The women made the proposals when they presented their views before the Garissa Senator Yusuf Haji-led implementation team at a Nairobi Hotel today.
Wiper Secretary-General Judith Sijeny said there is need to develop a draft bill if the discourse takes a parliamentary route.
It is vital to include prescriptive mechanisms to entrench the formula for electoral reforms for 50:50 representation in elective positions, she said.
Sijeny added, “If the governor is a man, the deputy governor should be a woman. This will enable the women to be in a position to contribute too.”
The group added that both men and women should hold positions at Parliament, Judiciary and other public agencies.
The women further want a criteria entrenched in law to compel political parties to be consistent in complying with the gender principle.
“The proposal about proportional representation through party lists is progressive in the quest for equality in party nominations.”
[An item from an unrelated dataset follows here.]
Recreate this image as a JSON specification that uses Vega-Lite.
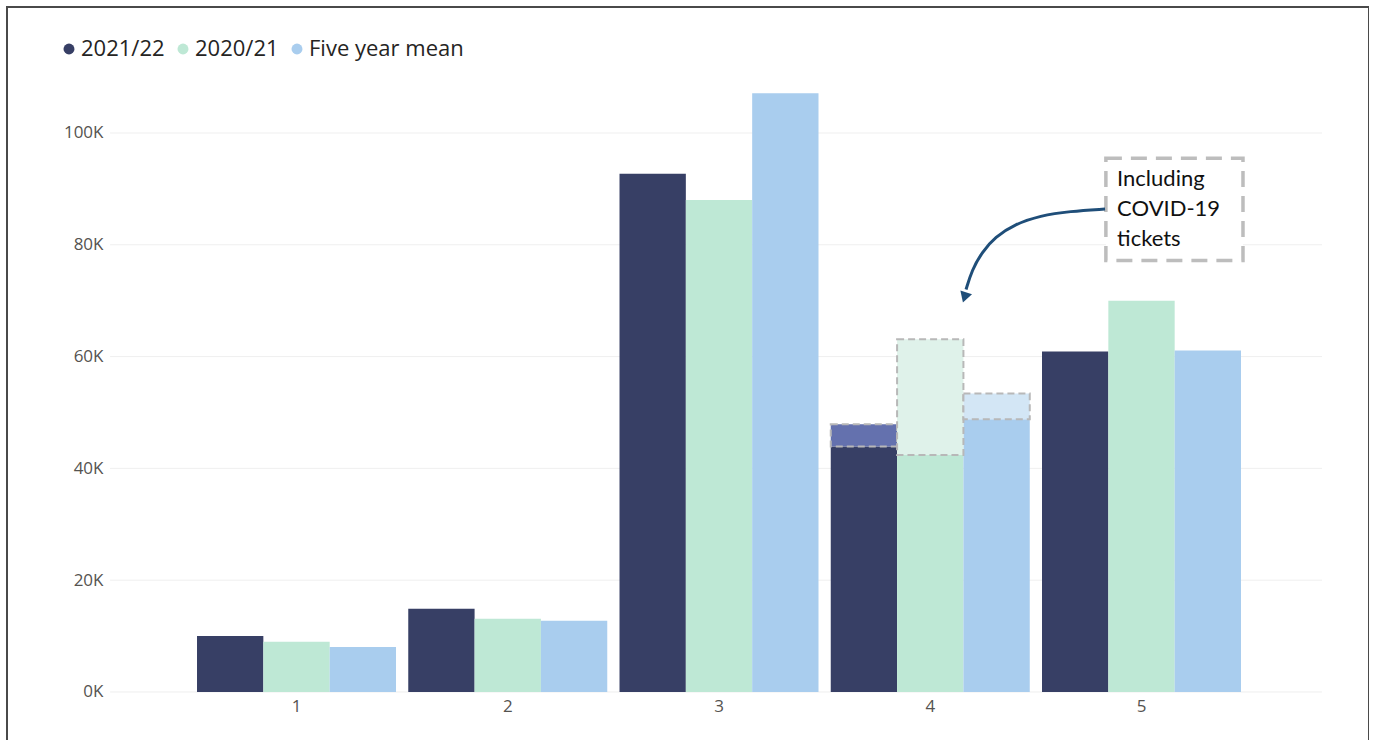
{
  "$schema": "https://vega.github.io/schema/vega-lite/v6.json",
  "width": 1362,
  "height": 760,
  "autosize": {"type": "none"},
  "padding": {"left": 7, "top": 7, "right": 0, "bottom": 0},
  "background": "#ffffff",
  "config": {
    "view": {"stroke": "#4a4a4a", "strokeWidth": 2},
    "font": "Open Sans"
  },
  "resolve": {"scale": {"x": "independent", "color": "independent"}},
  "layer": [
    {
      "data": {"values": [{"tick": 0}, {"tick": 20000}, {"tick": 40000}, {"tick": 60000}, {"tick": 80000}, {"tick": 100000}]},
      "mark": {"type": "rule", "color": "#efefef", "strokeWidth": 1},
      "encoding": {
        "y": {"field": "tick", "type": "quantitative", "title": null, "scale": {"domain": [-13420, 122540], "nice": false, "zero": false},
          "axis": {"values": [0, 20000, 40000, 60000, 80000, 100000], "labelExpr": "datum.value / 1000 + 'K'", "grid": false, "domain": false, "ticks": false, "tickSize": 0, "labelPadding": 2, "offset": -98, "labelFontSize": 17, "labelColor": "#555350", "labelFont": "Open Sans", "title": null}},
        "x": {"datum": 0.115, "type": "quantitative", "scale": {"domain": [-0.3728, 6.0745], "nice": false, "zero": false}, "axis": null},
        "x2": {"datum": 5.852}
      }
    },
    {
      "resolve": {"scale": {"color": "independent"}},
      "layer": [
        {
          "data": {"values": [
            {"group": "1", "series": "2021/22", "value": 10000},
            {"group": "1", "series": "2020/21", "value": 9000},
            {"group": "1", "series": "Five year mean", "value": 8050},
            {"group": "2", "series": "2021/22", "value": 14900},
            {"group": "2", "series": "2020/21", "value": 13100},
            {"group": "2", "series": "Five year mean", "value": 12750},
            {"group": "3", "series": "2021/22", "value": 92700},
            {"group": "3", "series": "2020/21", "value": 88000},
            {"group": "3", "series": "Five year mean", "value": 107100},
            {"group": "4", "series": "2021/22", "value": 43900},
            {"group": "4", "series": "2020/21", "value": 42400},
            {"group": "4", "series": "Five year mean", "value": 48800},
            {"group": "5", "series": "2021/22", "value": 60900},
            {"group": "5", "series": "2020/21", "value": 70000},
            {"group": "5", "series": "Five year mean", "value": 61100}
          ]},
          "mark": {"type": "bar"},
          "encoding": {
            "x": {"field": "group", "type": "nominal", "sort": ["1", "2", "3", "4", "5"],
              "scale": {"domain": ["1", "2", "3", "4", "5"], "paddingInner": 0.058, "paddingOuter": 0.7527, "align": 0.5975},
              "axis": {"title": null, "domain": false, "ticks": false, "tickSize": 0, "labelPadding": 0, "offset": -61, "labelBaseline": "middle", "labelAngle": 0, "labelFontSize": 17, "labelColor": "#555350", "labelFont": "Open Sans"}},
            "xOffset": {"field": "series", "type": "nominal", "sort": ["2021/22", "2020/21", "Five year mean"],
              "scale": {"domain": ["2021/22", "2020/21", "Five year mean"], "paddingInner": 0, "paddingOuter": 0}},
            "y": {"field": "value", "type": "quantitative", "stack": null, "title": null, "scale": {"domain": [-13420, 122540], "nice": false, "zero": false}},
            "y2": {"datum": 0},
            "color": {"field": "series", "type": "nominal",
              "scale": {"domain": ["2021/22", "2020/21", "Five year mean"], "range": ["#373F65", "#BEE8D5", "#A9CDEE"]},
              "legend": {"orient": "none", "legendX": 51, "legendY": 31, "direction": "horizontal", "title": null, "symbolType": "circle", "symbolSize": 120, "symbolStrokeWidth": 0, "labelFontSize": 22, "labelColor": "#252423", "labelFont": "Open Sans", "labelOffset": 1, "columnPadding": 7, "padding": 0}}
          }
        },
        {
          "data": {"values": [
            {"group": "4", "series": "2021/22", "base": 43900, "top": 47900},
            {"group": "4", "series": "2020/21", "base": 42400, "top": 63100},
            {"group": "4", "series": "Five year mean", "base": 48800, "top": 53400}
          ]},
          "mark": {"type": "bar", "stroke": "#b8b8b8", "strokeWidth": 2, "strokeDash": [7, 4]},
          "encoding": {
            "x": {"field": "group", "type": "nominal", "sort": ["1", "2", "3", "4", "5"],
              "scale": {"domain": ["1", "2", "3", "4", "5"], "paddingInner": 0.058, "paddingOuter": 0.7527, "align": 0.5975}},
            "xOffset": {"field": "series", "type": "nominal", "sort": ["2021/22", "2020/21", "Five year mean"],
              "scale": {"domain": ["2021/22", "2020/21", "Five year mean"], "paddingInner": 0, "paddingOuter": 0}},
            "y": {"field": "top", "type": "quantitative", "stack": null, "title": null, "scale": {"domain": [-13420, 122540], "nice": false, "zero": false}},
            "y2": {"field": "base"},
            "color": {"field": "series", "type": "nominal",
              "scale": {"domain": ["2021/22", "2020/21", "Five year mean"], "range": ["#6471AE", "#DFF2EA", "#D3E6F5"]},
              "legend": null}
          }
        }
      ]
    },
    {
      "layer": [
        {
          "data": {"values": [{"note": "box"}]},
          "mark": {"type": "rect", "fill": "#ffffff", "stroke": "#bdbdbd", "strokeWidth": 3.5, "strokeDash": [16, 9]},
          "encoding": {
            "x": {"datum": 4.829, "type": "quantitative", "scale": {"domain": [-0.3728, 6.0745], "nice": false, "zero": false}, "axis": null},
            "x2": {"datum": 5.478},
            "y": {"datum": 95500, "type": "quantitative", "title": null, "scale": {"domain": [-13420, 122540], "nice": false, "zero": false}},
            "y2": {"datum": 77200}
          }
        },
        {
          "data": {"values": [
            {"px": 4.825, "py": 86400},
            {"px": 4.659, "py": 86000},
            {"px": 4.517, "py": 85200},
            {"px": 4.399, "py": 83700},
            {"px": 4.304, "py": 81400},
            {"px": 4.243, "py": 78700},
            {"px": 4.195, "py": 75500},
            {"px": 4.167, "py": 72000}
          ]},
          "mark": {"type": "line", "color": "#1F4E79", "strokeWidth": 3, "interpolate": "basis"},
          "encoding": {
            "x": {"field": "px", "type": "quantitative", "scale": {"domain": [-0.3728, 6.0745], "nice": false, "zero": false}, "axis": null},
            "y": {"field": "py", "type": "quantitative", "title": null, "scale": {"domain": [-13420, 122540], "nice": false, "zero": false}}
          }
        },
        {
          "data": {"values": [{"note": "head"}]},
          "mark": {"type": "point", "shape": "triangle-down", "filled": true, "color": "#1F4E79", "size": 150, "angle": 18, "opacity": 1},
          "encoding": {
            "x": {"datum": 4.16, "type": "quantitative", "scale": {"domain": [-0.3728, 6.0745], "nice": false, "zero": false}, "axis": null},
            "y": {"datum": 70600, "type": "quantitative", "title": null, "scale": {"domain": [-13420, 122540], "nice": false, "zero": false}}
          }
        },
        {
          "data": {"values": [{"label": "Including\nCOVID-19\ntickets"}]},
          "mark": {"type": "text", "align": "left", "baseline": "middle", "lineBreak": "\n", "lineHeight": 30, "font": "Lato", "fontSize": 22, "color": "#111111"},
          "encoding": {
            "text": {"field": "label"},
            "x": {"datum": 4.882, "type": "quantitative", "scale": {"domain": [-0.3728, 6.0745], "nice": false, "zero": false}, "axis": null},
            "y": {"datum": 91700, "type": "quantitative", "title": null, "scale": {"domain": [-13420, 122540], "nice": false, "zero": false}}
          }
        }
      ]
    }
  ]
}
The group added that women are the main victims in the increased cases of femicide, sexual and gender-based violence, and domestic abuse. “Sexual and Gender-Based Violence (SGBV) should be recognised as a serious criminal offence and a national security concern to be addressed by the National Security Council,” said Sijeny.
The women urged male leaders in the national and county governments to help reduce political and electoral violence, FGM, child marriage, femicide, rape, child prostitution and sexual harassment.
Earlier, Olomal Loo Ntomonok (Maa women) chairperson Angeline Siparo said harmful cultural practices that have afflicted the Maa women need to be addressed.
“Access to rape kits is limited especially in marginalised areas, which results in victims not finding justice in addition to the stigmatisation the victim has to go through,” she said.
Siparo called for allocation of adequate resources for distribution and access to quality services to improve healthcare, reproductive health and rights, access to clean water, education and social security.
Olamal loo Ntomonok represents Maa women beyond political, religious, social, technological and economic spheres.
The women’s network is composed of representatives from Baringo, Kajiado, Laikipia, Marsabit, Nakuru, Narok and Samburu.
The women also proposed governments at the national and county levels provide equitable access to financial resources, land and technology.
“Provide business incubation and tax rebates to start ups by women, youth and persons with disability as a strategy of enhancing their capacity for income generation,” a statement in response to the BBI report noted in part.
The 14-member Implementation Task-force of the BBI Report is currently collecting views through presentations from Kenyans in validating the 156 paged BBI report launched in November last year.